The only functional difference between the R16's and the R15's is that the R16's support the Single Wire Multiswitches (SWM). They are almost identical in every other way (except cosmetically). 

Odds are that you do not have a SWM so either unit would work for you. 

My advice is to keep the unit that looks the best to you (cosmetic issue) and only lean towards keeping the R16 if you plan to install a SWM. 

I have 2 of the first R15-500's and have not had any problems with them, they are very reliable.


----------



## tadfad (Jun 25, 2004)

Draconis said:


> The only functional difference between the R16's and the R15's is that the R16's support the Single Wire Multiswitches (SWM).

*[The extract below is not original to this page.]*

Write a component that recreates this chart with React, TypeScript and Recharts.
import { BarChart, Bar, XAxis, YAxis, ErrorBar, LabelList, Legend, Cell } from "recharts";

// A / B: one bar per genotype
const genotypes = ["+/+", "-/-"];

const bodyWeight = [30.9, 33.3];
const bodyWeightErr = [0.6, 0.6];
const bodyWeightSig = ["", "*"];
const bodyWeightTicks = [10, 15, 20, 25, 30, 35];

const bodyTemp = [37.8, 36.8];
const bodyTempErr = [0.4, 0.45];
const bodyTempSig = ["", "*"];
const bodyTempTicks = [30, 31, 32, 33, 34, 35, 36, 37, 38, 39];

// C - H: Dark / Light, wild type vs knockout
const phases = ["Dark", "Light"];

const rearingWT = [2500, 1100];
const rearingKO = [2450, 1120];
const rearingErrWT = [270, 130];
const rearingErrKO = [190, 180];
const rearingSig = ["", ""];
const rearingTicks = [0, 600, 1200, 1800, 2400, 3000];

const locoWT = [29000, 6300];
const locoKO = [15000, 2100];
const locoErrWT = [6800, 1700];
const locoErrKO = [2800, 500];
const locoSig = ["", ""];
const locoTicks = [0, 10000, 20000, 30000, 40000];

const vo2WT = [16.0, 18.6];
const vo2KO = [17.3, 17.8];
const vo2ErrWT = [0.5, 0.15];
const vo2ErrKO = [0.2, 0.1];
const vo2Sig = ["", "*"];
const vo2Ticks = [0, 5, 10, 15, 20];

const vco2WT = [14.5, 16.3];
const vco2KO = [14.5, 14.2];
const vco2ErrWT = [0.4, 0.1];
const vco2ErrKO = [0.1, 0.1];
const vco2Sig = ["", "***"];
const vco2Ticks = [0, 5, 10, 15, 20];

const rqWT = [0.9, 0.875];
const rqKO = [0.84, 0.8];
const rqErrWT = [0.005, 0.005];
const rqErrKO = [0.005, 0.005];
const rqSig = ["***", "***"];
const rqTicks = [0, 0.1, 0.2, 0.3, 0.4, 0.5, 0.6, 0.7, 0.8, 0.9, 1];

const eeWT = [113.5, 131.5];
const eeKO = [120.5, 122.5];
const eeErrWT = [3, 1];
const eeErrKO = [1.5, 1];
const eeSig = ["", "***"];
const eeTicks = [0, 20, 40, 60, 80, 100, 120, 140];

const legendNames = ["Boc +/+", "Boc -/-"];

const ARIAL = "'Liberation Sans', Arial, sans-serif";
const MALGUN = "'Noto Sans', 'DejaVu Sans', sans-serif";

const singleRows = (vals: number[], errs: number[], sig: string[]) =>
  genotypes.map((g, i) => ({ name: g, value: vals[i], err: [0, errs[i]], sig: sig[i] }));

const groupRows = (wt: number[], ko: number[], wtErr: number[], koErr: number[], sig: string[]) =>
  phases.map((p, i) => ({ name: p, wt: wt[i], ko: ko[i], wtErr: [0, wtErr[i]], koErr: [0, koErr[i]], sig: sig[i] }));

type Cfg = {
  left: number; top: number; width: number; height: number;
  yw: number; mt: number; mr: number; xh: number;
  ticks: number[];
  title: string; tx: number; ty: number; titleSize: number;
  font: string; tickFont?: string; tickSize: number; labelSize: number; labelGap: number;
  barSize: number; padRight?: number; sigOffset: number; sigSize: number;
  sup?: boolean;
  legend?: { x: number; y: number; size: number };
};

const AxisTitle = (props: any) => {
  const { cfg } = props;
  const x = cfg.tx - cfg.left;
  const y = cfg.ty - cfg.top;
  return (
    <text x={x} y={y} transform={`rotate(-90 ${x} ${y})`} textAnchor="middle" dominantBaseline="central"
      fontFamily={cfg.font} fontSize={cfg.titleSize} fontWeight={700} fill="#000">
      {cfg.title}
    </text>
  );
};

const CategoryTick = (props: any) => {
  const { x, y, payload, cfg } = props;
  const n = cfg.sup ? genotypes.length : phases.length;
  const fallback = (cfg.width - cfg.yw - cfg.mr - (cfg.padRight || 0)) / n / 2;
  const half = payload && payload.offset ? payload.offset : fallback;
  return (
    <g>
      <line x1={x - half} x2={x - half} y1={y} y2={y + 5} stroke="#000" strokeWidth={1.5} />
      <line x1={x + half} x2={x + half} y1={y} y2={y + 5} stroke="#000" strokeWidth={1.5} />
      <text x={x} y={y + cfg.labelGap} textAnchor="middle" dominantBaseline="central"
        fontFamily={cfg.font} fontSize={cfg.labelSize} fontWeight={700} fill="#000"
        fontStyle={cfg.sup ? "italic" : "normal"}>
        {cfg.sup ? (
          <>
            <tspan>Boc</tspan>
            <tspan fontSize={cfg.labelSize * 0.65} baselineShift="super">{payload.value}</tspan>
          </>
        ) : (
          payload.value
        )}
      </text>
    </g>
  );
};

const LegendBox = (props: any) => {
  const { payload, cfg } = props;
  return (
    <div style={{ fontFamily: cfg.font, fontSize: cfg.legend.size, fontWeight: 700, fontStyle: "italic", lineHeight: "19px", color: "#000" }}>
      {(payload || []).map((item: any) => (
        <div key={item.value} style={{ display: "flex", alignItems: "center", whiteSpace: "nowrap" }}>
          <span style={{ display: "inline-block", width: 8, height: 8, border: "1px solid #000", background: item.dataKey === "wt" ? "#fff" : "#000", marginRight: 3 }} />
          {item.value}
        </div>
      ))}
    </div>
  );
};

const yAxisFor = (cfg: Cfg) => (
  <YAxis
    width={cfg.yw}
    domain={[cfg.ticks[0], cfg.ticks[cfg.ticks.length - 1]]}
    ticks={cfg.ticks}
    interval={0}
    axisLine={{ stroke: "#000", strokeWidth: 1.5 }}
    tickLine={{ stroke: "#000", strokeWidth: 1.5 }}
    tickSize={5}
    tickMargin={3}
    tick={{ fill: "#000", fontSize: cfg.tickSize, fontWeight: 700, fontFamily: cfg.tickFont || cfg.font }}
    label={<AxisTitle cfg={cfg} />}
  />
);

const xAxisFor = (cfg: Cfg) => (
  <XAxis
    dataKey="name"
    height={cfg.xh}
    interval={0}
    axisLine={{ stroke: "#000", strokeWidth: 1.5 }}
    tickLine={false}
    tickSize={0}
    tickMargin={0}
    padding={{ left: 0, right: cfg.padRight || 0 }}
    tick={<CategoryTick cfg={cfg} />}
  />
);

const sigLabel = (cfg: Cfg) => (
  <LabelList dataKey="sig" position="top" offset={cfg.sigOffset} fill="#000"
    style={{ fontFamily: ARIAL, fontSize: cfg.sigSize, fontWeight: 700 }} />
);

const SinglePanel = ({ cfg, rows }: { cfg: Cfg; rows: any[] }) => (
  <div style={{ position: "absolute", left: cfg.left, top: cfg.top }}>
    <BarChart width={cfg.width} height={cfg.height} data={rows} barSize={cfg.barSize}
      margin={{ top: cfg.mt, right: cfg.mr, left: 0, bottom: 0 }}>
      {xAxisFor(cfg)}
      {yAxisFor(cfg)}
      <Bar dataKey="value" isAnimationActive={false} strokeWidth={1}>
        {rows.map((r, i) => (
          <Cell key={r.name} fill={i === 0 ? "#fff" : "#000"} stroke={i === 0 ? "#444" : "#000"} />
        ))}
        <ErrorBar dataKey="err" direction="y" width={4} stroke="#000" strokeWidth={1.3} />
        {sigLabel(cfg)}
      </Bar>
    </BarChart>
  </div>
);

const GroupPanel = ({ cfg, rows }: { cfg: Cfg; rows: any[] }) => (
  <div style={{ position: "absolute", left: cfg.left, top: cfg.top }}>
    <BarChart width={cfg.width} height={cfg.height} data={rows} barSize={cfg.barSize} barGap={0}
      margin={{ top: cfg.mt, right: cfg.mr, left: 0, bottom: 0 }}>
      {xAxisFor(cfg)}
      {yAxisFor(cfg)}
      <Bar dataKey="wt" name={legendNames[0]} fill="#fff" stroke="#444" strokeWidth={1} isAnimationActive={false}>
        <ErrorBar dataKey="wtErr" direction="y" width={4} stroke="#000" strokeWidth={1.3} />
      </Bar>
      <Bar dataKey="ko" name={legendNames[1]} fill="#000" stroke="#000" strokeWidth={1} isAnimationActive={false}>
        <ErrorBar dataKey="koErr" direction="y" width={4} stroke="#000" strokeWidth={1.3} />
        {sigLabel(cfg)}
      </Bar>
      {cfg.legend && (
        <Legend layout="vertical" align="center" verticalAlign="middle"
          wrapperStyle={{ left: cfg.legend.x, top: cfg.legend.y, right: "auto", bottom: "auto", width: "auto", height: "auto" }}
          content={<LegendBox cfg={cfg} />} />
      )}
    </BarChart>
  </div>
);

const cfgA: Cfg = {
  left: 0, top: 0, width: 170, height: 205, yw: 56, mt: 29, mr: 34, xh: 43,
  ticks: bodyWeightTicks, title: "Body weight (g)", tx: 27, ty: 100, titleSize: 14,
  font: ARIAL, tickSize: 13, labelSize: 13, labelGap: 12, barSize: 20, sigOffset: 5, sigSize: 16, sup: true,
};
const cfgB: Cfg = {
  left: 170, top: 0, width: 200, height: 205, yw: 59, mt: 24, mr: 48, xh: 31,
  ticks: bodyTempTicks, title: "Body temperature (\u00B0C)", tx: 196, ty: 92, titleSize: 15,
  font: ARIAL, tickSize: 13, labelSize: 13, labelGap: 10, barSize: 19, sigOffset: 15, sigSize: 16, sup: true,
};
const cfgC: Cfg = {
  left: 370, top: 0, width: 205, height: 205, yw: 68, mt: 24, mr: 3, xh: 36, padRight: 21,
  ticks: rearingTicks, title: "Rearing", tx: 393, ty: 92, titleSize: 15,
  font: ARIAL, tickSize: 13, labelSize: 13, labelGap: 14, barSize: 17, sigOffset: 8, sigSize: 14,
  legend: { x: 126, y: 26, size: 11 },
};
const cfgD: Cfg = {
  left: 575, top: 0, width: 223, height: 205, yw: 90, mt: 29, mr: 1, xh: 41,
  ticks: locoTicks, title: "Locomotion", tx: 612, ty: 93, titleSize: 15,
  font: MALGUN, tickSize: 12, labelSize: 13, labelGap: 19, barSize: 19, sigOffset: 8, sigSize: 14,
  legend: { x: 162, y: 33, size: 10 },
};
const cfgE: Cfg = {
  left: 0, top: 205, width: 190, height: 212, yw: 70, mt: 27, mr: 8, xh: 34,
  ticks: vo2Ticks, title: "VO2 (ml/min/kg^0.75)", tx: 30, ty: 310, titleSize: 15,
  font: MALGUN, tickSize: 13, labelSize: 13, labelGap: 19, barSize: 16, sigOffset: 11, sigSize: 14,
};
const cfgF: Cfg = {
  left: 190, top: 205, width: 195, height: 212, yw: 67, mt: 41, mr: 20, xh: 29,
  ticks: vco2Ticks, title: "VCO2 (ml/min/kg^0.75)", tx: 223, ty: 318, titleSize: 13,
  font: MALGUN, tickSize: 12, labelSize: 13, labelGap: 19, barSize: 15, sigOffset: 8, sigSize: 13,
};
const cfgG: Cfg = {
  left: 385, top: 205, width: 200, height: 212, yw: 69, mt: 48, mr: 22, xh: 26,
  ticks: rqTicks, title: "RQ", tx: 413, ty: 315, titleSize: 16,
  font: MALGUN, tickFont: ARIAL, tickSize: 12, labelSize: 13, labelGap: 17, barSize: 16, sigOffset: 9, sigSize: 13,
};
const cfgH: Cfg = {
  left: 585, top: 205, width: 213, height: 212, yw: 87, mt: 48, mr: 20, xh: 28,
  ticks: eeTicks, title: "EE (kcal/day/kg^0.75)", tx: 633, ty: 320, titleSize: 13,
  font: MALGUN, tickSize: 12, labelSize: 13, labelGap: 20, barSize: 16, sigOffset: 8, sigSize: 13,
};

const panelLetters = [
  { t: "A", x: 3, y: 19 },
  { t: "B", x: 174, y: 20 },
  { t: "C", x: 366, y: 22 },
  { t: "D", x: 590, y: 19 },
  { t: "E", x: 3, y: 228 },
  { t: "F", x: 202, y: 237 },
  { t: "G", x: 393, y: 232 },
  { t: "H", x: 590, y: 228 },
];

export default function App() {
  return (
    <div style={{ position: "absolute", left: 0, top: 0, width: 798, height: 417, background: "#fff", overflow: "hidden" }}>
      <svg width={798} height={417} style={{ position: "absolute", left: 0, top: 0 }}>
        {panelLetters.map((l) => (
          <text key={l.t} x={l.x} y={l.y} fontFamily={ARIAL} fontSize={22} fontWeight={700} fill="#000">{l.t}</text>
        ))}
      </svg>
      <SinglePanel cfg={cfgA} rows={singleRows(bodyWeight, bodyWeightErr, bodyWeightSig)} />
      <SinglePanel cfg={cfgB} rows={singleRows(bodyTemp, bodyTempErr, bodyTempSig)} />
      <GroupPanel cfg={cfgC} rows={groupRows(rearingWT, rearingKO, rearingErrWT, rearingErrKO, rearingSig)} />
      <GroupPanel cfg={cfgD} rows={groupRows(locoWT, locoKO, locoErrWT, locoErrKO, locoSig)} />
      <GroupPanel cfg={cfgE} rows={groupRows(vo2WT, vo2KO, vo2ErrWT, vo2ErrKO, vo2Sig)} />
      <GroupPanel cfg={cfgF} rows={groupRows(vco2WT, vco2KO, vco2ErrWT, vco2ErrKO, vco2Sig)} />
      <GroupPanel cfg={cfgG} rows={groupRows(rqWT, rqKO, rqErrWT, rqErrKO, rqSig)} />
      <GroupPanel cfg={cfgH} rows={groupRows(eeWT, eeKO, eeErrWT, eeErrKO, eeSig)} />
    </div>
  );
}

the R16 supports SWM, while the R15 has an internal destacker for stacked lnb's.


----------



## Jhon69 (Mar 28, 2006)

Milkman said:


> So... I contacted DTV, because my recently installed receiver was missing one of the rubber feet on the bottom. I asked them to send a new rubber foot. They could not send a rubber foot, and instead had to send a whole new receiver (what a waste IMO).
> 
> I received my new receiver today, but instead of being a R16, it was an R15. Which one of these is better? Are they the same with just different chipsets, is one hard drive bigger, etc.
> 
> Please give me some advise!!! Which box should I keep!!!


Looking for rubber feet.It's not exactly the same but it works.Try RatShak.:sure:


----------